→ Task requirements
Write the data below out exactly as it stands. Do not include the pictures.

→ Given data
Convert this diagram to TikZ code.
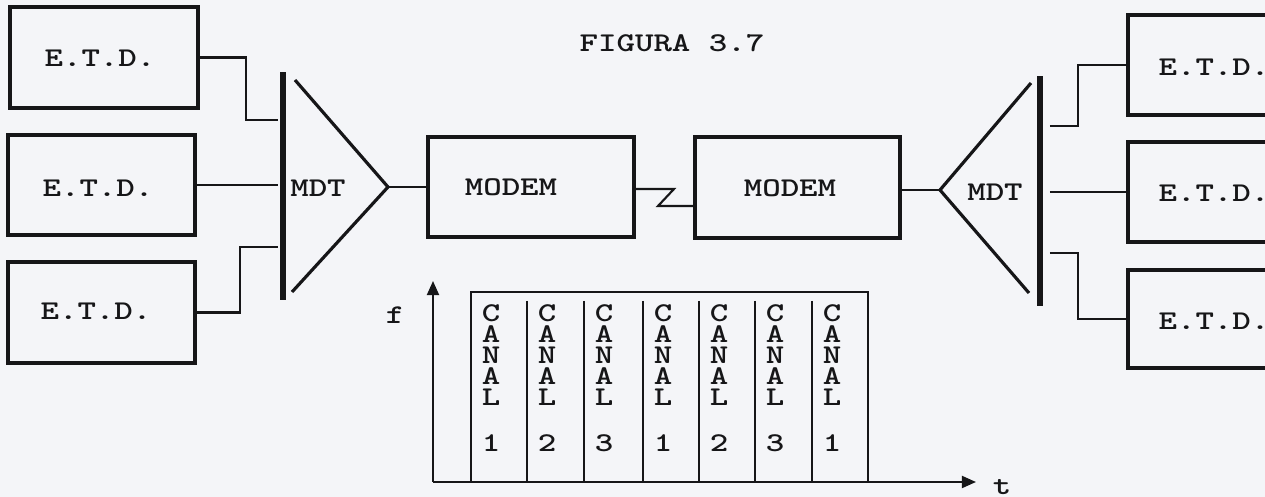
\documentclass[tikz,border=0pt]{standalone}
\usepackage{fontspec}
\newfontfamily\dotfont{lmmonolt10-bold.otf}[FakeStretch=1.3]
\usetikzlibrary{arrows.meta}
\definecolor{paper}{RGB}{244,245,248}
\definecolor{ink}{RGB}{22,22,24}
\begin{document}
\begin{tikzpicture}[x=0.01cm,y=-0.01cm,
  font=\dotfont\fontsize{7.7pt}{6pt}\selectfont,
  box/.style={draw=ink, line width=1.1pt, inner sep=0pt},
  lbl/.style={text=ink, inner sep=0pt, anchor=center},
  wire/.style={draw=ink, line width=0.6pt},
  tri/.style={draw=ink, line width=0.9pt, line join=miter},
  bar/.style={fill=ink, inner sep=0pt, minimum width=0.06cm},
  chart/.style={draw=ink, line width=0.6pt},
  canal/.style={text=ink, inner sep=0pt, align=center, anchor=north},
  tip/.style={-{Triangle[length=4pt,width=3.4pt]}}]
\fill[paper] (0,0) rectangle (1265,497);
\useasboundingbox (0,0) rectangle (1265,497);
\clip (0,0) rectangle (1265,497);

% title
\node[lbl] (title) at (672,43) {FIGURA 3.7};

% left E.T.D. boxes
\node[box, minimum width=1.88cm, minimum height=1.01cm] (L1) at (104,57.5) {};
\node[box, minimum width=1.87cm, minimum height=1.00cm] (L2) at (101.5,185) {};
\node[box, minimum width=1.87cm, minimum height=1.01cm] (L3) at (101.5,312.5) {};
\node[lbl] (tL1) at (100,58) {E.T.D.};
\node[lbl] (tL2) at (98,188) {E.T.D.};
\node[lbl] (tL3) at (96,311) {E.T.D.};

% left MDT
\node[bar, minimum height=2.28cm] (barL) at (283,186) {};
\coordinate (mL1) at (278,120);
\coordinate (mL2) at (278,185);
\coordinate (mL3) at (278,247);
\coordinate (kL1) at (246,120);
\coordinate (kL3) at (240,247);
\draw[wire] (L1.east) -| (kL1) -- (mL1);
\draw[wire] (L2.east) -- (mL2);
\draw[wire] (L3.east) -| (kL3) -- (mL3);
\coordinate (tLt) at (295,80);
\coordinate (apexL) at (388,187);
\coordinate (tLb) at (292,292);
\draw[tri] (tLt) -- (apexL) -- (tLb);
\node[lbl] (mdtL) at (318,188) {MDT};

% modems
\node[box, minimum width=2.06cm, minimum height=1.00cm] (M1) at (531,187) {};
\node[box, minimum width=2.05cm, minimum height=1.01cm] (M2) at (797.5,187.5) {};
\node[lbl] (tM1) at (511,187) {MODEM};
\node[lbl] (tM2) at (790,188) {MODEM};
\draw[wire] (apexL) -- (M1.west);
\coordinate (z1) at (674,189);
\coordinate (z2) at (658,206);
\draw[wire] (M1.east |- z1) -- (z1) -- (z2) -- (M2.west |- z2);

% right MDT
\coordinate (apexR) at (940,190);
\coordinate (tRt) at (1031,83);
\coordinate (tRb) at (1029,293);
\draw[wire] (M2.east |- apexR) -- (apexR);
\draw[tri] (tRt) -- (apexR) -- (tRb);
\node[bar, minimum height=2.30cm] (barR) at (1040,191) {};
\node[lbl] (mdtR) at (995,192) {MDT};

% right E.T.D. boxes
\node[box, minimum width=1.75cm, minimum height=1.00cm] (R1) at (1215.5,65) {};
\node[box, minimum width=1.75cm, minimum height=1.00cm] (R2) at (1215.5,192) {};
\node[box, minimum width=1.75cm, minimum height=0.98cm] (R3) at (1215.5,319) {};
\node[lbl] (tR1) at (1214,67) {E.T.D.};
\node[lbl] (tR2) at (1214,193) {E.T.D.};
\node[lbl] (tR3) at (1214,321) {E.T.D.};
\coordinate (mR1) at (1050,126);
\coordinate (mR2) at (1050,192);
\coordinate (mR3) at (1050,253);
\coordinate (kR1) at (1078,126);
\coordinate (kR3) at (1078,253);
\draw[wire] (mR1) -- (kR1) |- (R1.west);
\draw[wire] (mR2) -- (R2.west);
\draw[wire] (mR3) -- (kR3) |- (R3.west);

% time/frequency chart
\coordinate (O) at (433,482);
\coordinate (fTip) at (433,281);
\coordinate (tTip) at (976,482);
\draw[chart, tip] (O) -- (fTip);
\draw[chart, tip] (O) -- (tTip);
\node[lbl] (f) at (395,315) {f};
\node[lbl] (t) at (1002,487) {t};
\draw[chart] (471,482) -- (471,292) -- (868,292) -- (868,482);
\foreach \x in {527,584,643,699,755,812}
  \draw[chart] (\x,301) -- (\x,482);
\foreach \x/\n [count=\i] in {471/1,527/2,584/3,643/1,699/2,755/3,812/1}
  \node[canal] (c\i) at (\x+20,304) {C\\A\\N\\A\\L\\[7pt]\n};
\end{tikzpicture}
\end{document}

→ Task result
Convert this diagram to TikZ code.
\documentclass[tikz,border=0pt]{standalone}
\usepackage{fontspec}
\newfontfamily\dotfont{lmmonolt10-bold.otf}[FakeStretch=1.3]
\usetikzlibrary{arrows.meta}
\definecolor{paper}{RGB}{244,245,248}
\definecolor{ink}{RGB}{22,22,24}
\begin{document}
\begin{tikzpicture}[x=0.01cm,y=-0.01cm,
  font=\dotfont\fontsize{7.7pt}{6pt}\selectfont,
  box/.style={draw=ink, line width=1.1pt, inner sep=0pt},
  lbl/.style={text=ink, inner sep=0pt, anchor=center},
  wire/.style={draw=ink, line width=0.6pt},
  tri/.style={draw=ink, line width=0.9pt, line join=miter},
  bar/.style={fill=ink, inner sep=0pt, minimum width=0.06cm},
  chart/.style={draw=ink, line width=0.6pt},
  canal/.style={text=ink, inner sep=0pt, align=center, anchor=north},
  tip/.style={-{Triangle[length=4pt,width=3.4pt]}}]
\fill[paper] (0,0) rectangle (1265,497);
\useasboundingbox (0,0) rectangle (1265,497);
\clip (0,0) rectangle (1265,497);

% title
\node[lbl] (title) at (672,43) {FIGURA 3.7};

% left E.T.D. boxes
\node[box, minimum width=1.88cm, minimum height=1.01cm] (L1) at (104,57.5) {};
\node[box, minimum width=1.87cm, minimum height=1.00cm] (L2) at (101.5,185) {};
\node[box, minimum width=1.87cm, minimum height=1.01cm] (L3) at (101.5,312.5) {};
\node[lbl] (tL1) at (100,58) {E.T.D.};
\node[lbl] (tL2) at (98,188) {E.T.D.};
\node[lbl] (tL3) at (96,311) {E.T.D.};

% left MDT
\node[bar, minimum height=2.28cm] (barL) at (283,186) {};
\coordinate (mL1) at (278,120);
\coordinate (mL2) at (278,185);
\coordinate (mL3) at (278,247);
\coordinate (kL1) at (246,120);
\coordinate (kL3) at (240,247);
\draw[wire] (L1.east) -| (kL1) -- (mL1);
\draw[wire] (L2.east) -- (mL2);
\draw[wire] (L3.east) -| (kL3) -- (mL3);
\coordinate (tLt) at (295,80);
\coordinate (apexL) at (388,187);
\coordinate (tLb) at (292,292);
\draw[tri] (tLt) -- (apexL) -- (tLb);
\node[lbl] (mdtL) at (318,188) {MDT};

% modems
\node[box, minimum width=2.06cm, minimum height=1.00cm] (M1) at (531,187) {};
\node[box, minimum width=2.05cm, minimum height=1.01cm] (M2) at (797.5,187.5) {};
\node[lbl] (tM1) at (511,187) {MODEM};
\node[lbl] (tM2) at (790,188) {MODEM};
\draw[wire] (apexL) -- (M1.west);
\coordinate (z1) at (674,189);
\coordinate (z2) at (658,206);
\draw[wire] (M1.east |- z1) -- (z1) -- (z2) -- (M2.west |- z2);

% right MDT
\coordinate (apexR) at (940,190);
\coordinate (tRt) at (1031,83);
\coordinate (tRb) at (1029,293);
\draw[wire] (M2.east |- apexR) -- (apexR);
\draw[tri] (tRt) -- (apexR) -- (tRb);
\node[bar, minimum height=2.30cm] (barR) at (1040,191) {};
\node[lbl] (mdtR) at (995,192) {MDT};

% right E.T.D. boxes
\node[box, minimum width=1.75cm, minimum height=1.00cm] (R1) at (1215.5,65) {};
\node[box, minimum width=1.75cm, minimum height=1.00cm] (R2) at (1215.5,192) {};
\node[box, minimum width=1.75cm, minimum height=0.98cm] (R3) at (1215.5,319) {};
\node[lbl] (tR1) at (1214,67) {E.T.D.};
\node[lbl] (tR2) at (1214,193) {E.T.D.};
\node[lbl] (tR3) at (1214,321) {E.T.D.};
\coordinate (mR1) at (1050,126);
\coordinate (mR2) at (1050,192);
\coordinate (mR3) at (1050,253);
\coordinate (kR1) at (1078,126);
\coordinate (kR3) at (1078,253);
\draw[wire] (mR1) -- (kR1) |- (R1.west);
\draw[wire] (mR2) -- (R2.west);
\draw[wire] (mR3) -- (kR3) |- (R3.west);

% time/frequency chart
\coordinate (O) at (433,482);
\coordinate (fTip) at (433,281);
\coordinate (tTip) at (976,482);
\draw[chart, tip] (O) -- (fTip);
\draw[chart, tip] (O) -- (tTip);
\node[lbl] (f) at (395,315) {f};
\node[lbl] (t) at (1002,487) {t};
\draw[chart] (471,482) -- (471,292) -- (868,292) -- (868,482);
\foreach \x in {527,584,643,699,755,812}
  \draw[chart] (\x,301) -- (\x,482);
\foreach \x/\n [count=\i] in {471/1,527/2,584/3,643/1,699/2,755/3,812/1}
  \node[canal] (c\i) at (\x+20,304) {C\\A\\N\\A\\L\\[7pt]\n};
\end{tikzpicture}
\end{document}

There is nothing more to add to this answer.